Essa estratégia representa uma tentativa sistemática de minar a confiança no sistema judiciário, utilizando a popularidade presidencial para deslegitimar o controle constitucional exercido pelos tribunais. A Casa Branca passou a reagir de forma cada vez mais agressiva a decisões desfavoráveis, numa escalada que visa enfraquecer a independência judicial.

As universidades americanas se tornaram alvo de uma campanha sistemática de perseguição política por parte do governo Trump. O presidente ameaçou encerrar o financiamento federal para instituições que permitam “protestos ilegais”, numa referência direta às manifestações pró-palestinas que eclodiram nos campi universitários.

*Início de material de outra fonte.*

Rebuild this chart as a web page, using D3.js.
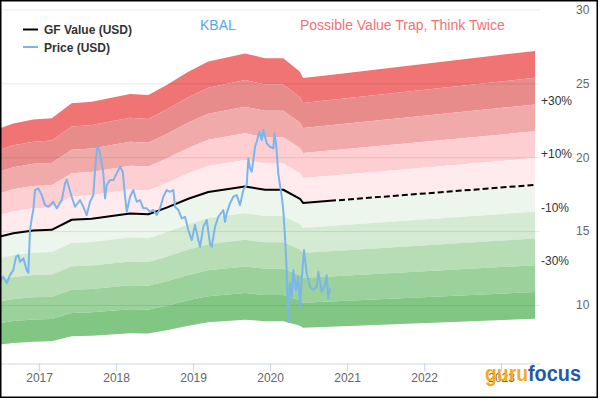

Essa política representa uma instrumentalização do orçamento federal como ferramenta de controle ideológico sobre a educação superior. A repressão universitária inclui detenção e deportação de estudantes estrangeiros por ativismo político, além de cortes em programas de diversidade, equidade e inclusão.

O governo também revogou milhares de vistos de estudantes internacionais e estabeleceu taxas adicionais para desencorajar a vinda de acadêmicos estrangeiros. Essas medidas comprometem a tradicional capacidade americana de atrair pesquisadores e estudantes internacionais, isolando o país academicamente.

O controle da informação se estende além das ameaças às emissoras, com Trump estabelecendo acordos milionários com conglomerados de mídia em processos por difamação. Em julho, o presidente fechou um acordo de 16 milhões de dólares com a CBS News, seguido por outro de 15 milhões com a ABC.

Paralelamente, o presidente da Comissão Federal de Comunicações, republicano Brendan Carr, abriu investigações sobre programas de diversidade da Comcast e sobre a relação da NBC com suas afiliadas locais. Essa coordenação entre diferentes instâncias governamentais evidencia uma estratégia ampla para pressionar a mídia.

Essas ações de Trump ecoam práticas historicamente associadas a regimes autoritários e representam uma ruptura com tradições democráticas americanas. Pesquisas recentes do instituto The Economist/YouGov mostram que 56% dos americanos desaprovam a condução da presidência, indicando que as táticas repressivas não encontram respaldo popular.

O paradoxo reside no fato de que a mesma extrema-direita brasileira que aplaude essas medidas quando vindas de seu “governante modelo” provavelmente as denunciaria como “ditatoriais” se fossem implementadas por Lula ou qualquer líder de esquerda. A seletividade do discurso revela como a defesa da democracia, para alguns setores, está subordinada a alinhamentos ideológicos, evidenciando a fragilidade dos compromissos democráticos quando conveniências políticas estão em jogo.